The Conservatives and headteachers accused the Government yesterday of making up for its own funding mistakes by allowing schools to raid their building repair budgets to save teachers' jobs.
Damian Green, the shadow Education Secretary, told a House of Commons opposition debate on the school funding crisis that Charles Clarke, the Secretary of State for Education, was using new budget flexibilities as a "fig leaf" to cover up his "spectacular cock-up" on funding.
Teaching unions added their criticism of the proposals, saying the Government should provide fresh funding to improve school finances.
Mr Clarke has announced that schools facing deficits will be allowed to use more than £500m set aside nationally for building repairs to save teachers' jobs. Schools were told they could set deficit budgets with the local authority as long as they could repay the debt over the next few years.
Wealthy state schools will also be encouraged to bail out their struggling neighbours by lending their reserves. Mr Clarke insisted that no extra funds would be allocated to schools.
Mr Green said: "What we have seen today is a panicky, short-term response, which takes money out of one pocket in a school's budget and inserts it into another."
Mr Clarke has stepped up his war on local education authorities by signalling a move towards direct funding of schools. He admitted that this year's funding problems were owing to a combination of decisions by central and local government but he criticised local authorities for increasing their central education budgets at the expense of school funding and for passing on very different increases to individual schools.
Mr Clarke's political opponents condemned his attempt to blame local authorities, saying it was a smoke screen for government underfunding of schools. Phil Willis, Liberal Democrat spokesman on education, told the House of Commons that local authorities were not to blame and accused Mr Clarke of making "crude threats" against them. "Rather than attacking local authorities, you should congratulate them for carrying out the Government's wishes ... and trying to assist schools to deal with this particular crisis," he said.
Although education funding rose by £2.7bn this year, schools faced a £2.45bn rise in costs. This national rise of £250m was too small an increase to ensure that no school would have to make staff redundant, headteachers argued.
Nick Christou, headteacher of East Barnet School in north London, said that even spending his entire £90,000 school repairs budget on staff would not balance his budget deficit of £300,000. "I am faced with losing ten staff," he said. "We have an appallingly leaky roof and water pours in whenever it rains.
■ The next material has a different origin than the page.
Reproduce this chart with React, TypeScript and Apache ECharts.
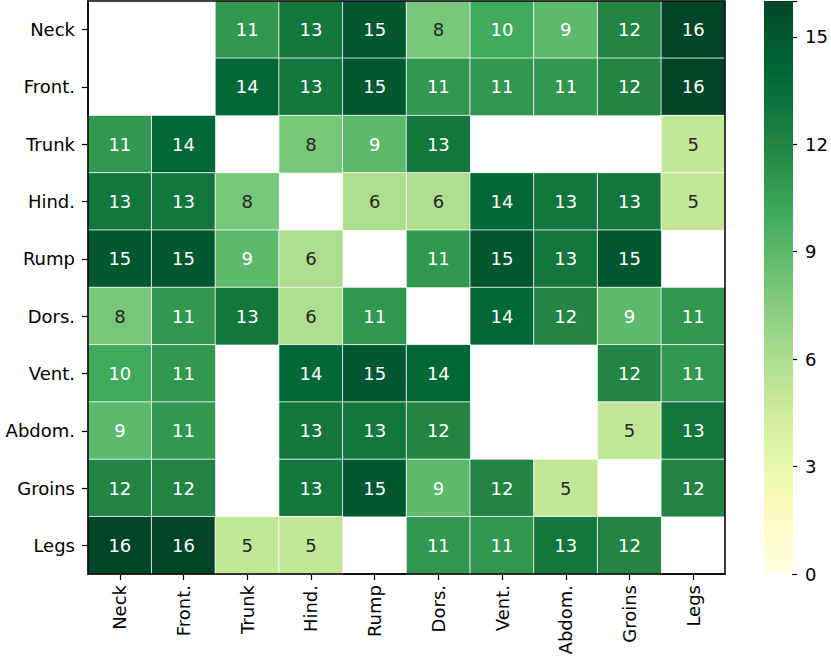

I was going to spend the £90,000 fixing it but obviously I'd rather have a leaky roof than lose my staff. But even then I'll have a deficit of £210,000. This Government should be ashamed of itself."
The unions said headteachers should not have to choose between making repairs to buildings and paying salaries.
David Hart, general secretary the National Association of Head Teachers, described Mr Clarke's refusal to allocate extra money as "a bad error of judgement. We doubt very much whether the prospects of job losses ... can be staved off."
Doug McAvoy, general secretary of the National Union of Teachers, said: "This year's quick fix is next year's major problem. [Mr Clarke's] funding announcement represents no solution, just a refusal to acknowledge the obvious. The Government has got its sums wrong and schools are suffering as a result."
Gerald Imison, joint acting general secretary of the Association of Teachers and Lecturers, described Mr Clarke's solution as a stop-gap. "The immediate cost is that teachers will continue to work in crumbling schools," he said.
Chris Waterman, general secretary of Confed, which represents chief education officers, said: "We do not accept that local education authorities were the cause of these problems."